_Exercise instructions_:
Locate each line below that includes "this" and reproduce it.

::: Recorded data :::

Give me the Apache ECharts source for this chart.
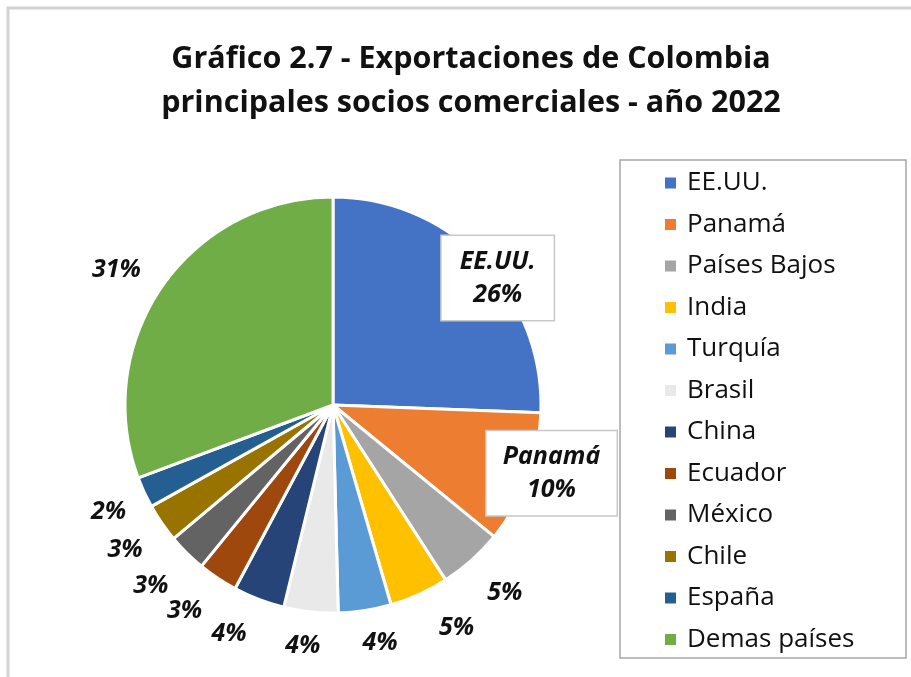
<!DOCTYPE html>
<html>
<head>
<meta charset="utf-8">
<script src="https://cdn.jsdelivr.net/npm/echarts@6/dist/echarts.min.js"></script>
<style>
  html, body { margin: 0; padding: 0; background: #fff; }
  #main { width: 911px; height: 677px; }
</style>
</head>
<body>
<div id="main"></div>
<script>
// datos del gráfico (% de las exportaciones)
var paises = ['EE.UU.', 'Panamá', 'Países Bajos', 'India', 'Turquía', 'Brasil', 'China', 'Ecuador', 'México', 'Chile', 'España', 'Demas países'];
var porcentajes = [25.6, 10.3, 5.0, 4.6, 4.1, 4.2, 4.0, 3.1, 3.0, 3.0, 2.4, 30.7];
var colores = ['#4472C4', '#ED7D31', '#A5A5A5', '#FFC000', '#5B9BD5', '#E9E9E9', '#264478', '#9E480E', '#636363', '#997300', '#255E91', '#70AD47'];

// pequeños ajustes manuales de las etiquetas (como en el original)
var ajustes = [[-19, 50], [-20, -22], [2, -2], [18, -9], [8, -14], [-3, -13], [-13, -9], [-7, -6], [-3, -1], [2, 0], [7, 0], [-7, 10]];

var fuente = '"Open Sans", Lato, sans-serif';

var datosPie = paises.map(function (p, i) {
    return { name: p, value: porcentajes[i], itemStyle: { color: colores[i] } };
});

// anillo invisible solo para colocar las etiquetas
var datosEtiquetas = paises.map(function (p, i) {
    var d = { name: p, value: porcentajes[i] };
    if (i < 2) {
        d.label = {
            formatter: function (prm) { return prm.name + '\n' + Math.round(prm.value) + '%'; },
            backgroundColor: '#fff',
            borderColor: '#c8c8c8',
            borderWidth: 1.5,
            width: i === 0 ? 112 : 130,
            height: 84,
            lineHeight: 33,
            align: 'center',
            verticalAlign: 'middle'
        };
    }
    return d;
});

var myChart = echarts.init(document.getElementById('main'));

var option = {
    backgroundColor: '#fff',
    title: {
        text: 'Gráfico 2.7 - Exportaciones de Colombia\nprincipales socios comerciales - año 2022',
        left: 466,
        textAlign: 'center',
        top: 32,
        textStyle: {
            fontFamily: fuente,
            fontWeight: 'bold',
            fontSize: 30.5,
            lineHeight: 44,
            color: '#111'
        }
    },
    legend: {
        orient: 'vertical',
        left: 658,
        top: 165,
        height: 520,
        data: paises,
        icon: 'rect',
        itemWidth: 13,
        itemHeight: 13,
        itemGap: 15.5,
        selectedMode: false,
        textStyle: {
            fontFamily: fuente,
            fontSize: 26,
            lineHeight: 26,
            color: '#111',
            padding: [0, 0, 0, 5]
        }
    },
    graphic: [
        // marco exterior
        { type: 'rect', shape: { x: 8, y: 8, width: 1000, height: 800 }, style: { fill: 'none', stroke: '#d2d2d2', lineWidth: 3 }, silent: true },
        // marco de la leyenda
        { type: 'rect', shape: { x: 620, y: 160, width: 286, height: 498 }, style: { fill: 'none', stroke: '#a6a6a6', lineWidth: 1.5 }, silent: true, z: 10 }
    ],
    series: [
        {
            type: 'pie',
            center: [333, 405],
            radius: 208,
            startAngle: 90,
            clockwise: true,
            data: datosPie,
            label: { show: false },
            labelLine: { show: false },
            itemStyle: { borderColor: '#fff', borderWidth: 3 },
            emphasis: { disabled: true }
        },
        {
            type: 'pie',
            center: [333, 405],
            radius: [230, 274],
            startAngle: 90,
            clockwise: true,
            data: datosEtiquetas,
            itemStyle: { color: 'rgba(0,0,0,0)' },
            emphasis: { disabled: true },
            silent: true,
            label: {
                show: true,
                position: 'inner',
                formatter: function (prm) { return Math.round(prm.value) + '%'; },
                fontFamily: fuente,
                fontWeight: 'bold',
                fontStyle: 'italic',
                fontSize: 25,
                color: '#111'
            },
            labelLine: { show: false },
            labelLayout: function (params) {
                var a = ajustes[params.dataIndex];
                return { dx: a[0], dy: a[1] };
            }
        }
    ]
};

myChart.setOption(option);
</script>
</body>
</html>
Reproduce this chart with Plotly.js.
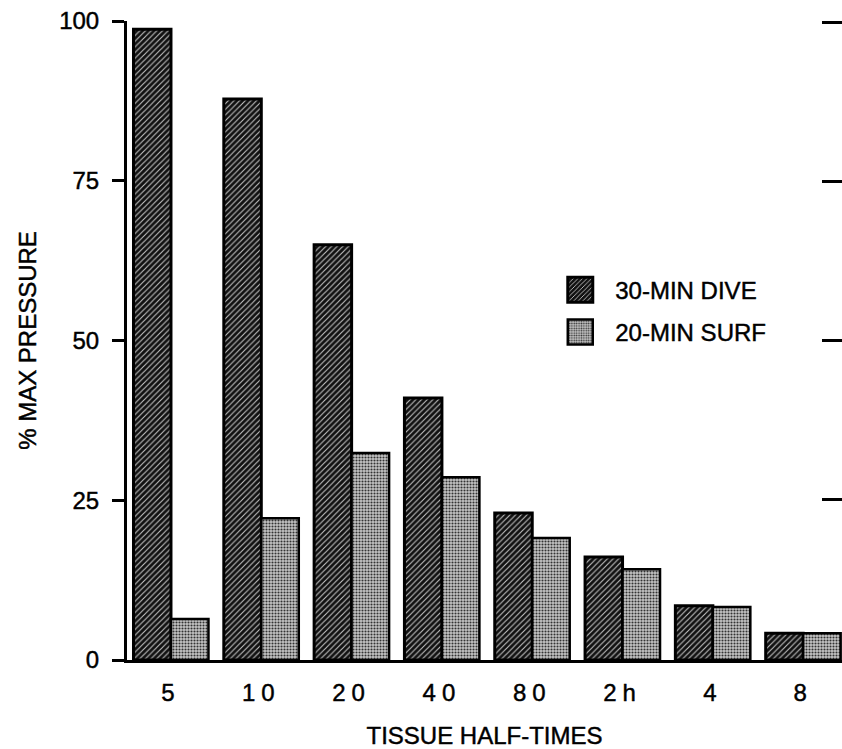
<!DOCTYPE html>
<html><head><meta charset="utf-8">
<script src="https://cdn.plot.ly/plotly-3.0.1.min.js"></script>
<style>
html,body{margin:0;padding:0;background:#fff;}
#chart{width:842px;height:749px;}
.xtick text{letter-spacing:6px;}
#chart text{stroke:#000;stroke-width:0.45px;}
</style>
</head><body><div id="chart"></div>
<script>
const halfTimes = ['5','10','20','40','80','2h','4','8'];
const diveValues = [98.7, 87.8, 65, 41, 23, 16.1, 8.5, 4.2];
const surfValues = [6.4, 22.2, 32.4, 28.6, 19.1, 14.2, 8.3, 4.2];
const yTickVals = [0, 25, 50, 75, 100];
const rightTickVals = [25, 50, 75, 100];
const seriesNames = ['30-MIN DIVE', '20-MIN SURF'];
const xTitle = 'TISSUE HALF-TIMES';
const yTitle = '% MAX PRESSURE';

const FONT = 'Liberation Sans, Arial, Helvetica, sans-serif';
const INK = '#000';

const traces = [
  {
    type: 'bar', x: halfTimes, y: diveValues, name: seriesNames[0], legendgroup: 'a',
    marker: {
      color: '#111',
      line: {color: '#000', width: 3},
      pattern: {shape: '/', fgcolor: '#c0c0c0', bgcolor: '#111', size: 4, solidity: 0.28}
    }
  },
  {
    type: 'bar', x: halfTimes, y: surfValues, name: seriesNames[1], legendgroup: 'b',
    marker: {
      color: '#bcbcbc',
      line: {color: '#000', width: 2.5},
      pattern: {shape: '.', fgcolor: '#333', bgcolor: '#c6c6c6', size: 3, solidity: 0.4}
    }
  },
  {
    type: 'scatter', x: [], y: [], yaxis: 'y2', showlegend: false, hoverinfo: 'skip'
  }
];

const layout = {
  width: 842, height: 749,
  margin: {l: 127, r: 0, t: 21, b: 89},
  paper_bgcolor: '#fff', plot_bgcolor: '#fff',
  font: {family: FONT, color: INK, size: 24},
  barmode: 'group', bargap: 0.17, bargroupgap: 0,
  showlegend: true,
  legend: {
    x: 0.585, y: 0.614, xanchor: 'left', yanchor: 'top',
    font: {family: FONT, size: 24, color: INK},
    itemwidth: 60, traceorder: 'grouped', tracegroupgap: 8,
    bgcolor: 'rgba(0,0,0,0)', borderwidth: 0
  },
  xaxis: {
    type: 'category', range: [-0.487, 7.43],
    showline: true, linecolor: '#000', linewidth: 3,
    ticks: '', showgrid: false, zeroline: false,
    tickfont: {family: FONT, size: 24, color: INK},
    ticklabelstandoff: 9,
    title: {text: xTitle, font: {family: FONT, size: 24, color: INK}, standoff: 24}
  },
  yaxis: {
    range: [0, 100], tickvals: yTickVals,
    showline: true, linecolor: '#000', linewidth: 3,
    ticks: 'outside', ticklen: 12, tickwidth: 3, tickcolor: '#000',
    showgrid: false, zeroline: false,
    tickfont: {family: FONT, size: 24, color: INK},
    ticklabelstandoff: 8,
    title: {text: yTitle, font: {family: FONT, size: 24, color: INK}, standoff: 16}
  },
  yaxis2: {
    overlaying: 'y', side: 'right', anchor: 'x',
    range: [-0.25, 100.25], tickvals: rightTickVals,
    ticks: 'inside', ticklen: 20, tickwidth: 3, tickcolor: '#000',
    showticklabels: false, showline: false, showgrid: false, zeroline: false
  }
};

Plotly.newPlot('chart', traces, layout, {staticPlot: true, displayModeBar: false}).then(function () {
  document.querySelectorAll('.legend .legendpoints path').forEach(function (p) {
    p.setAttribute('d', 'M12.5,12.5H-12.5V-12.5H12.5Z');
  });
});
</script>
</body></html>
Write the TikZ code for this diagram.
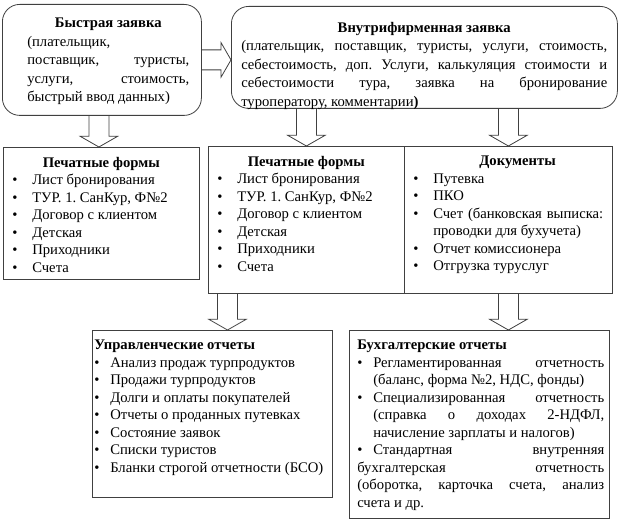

:::

_Complete answer_:
Give me the Apache ECharts source for this chart.
Reproduce this chart with Plotly.js.
Write the TikZ code for this diagram.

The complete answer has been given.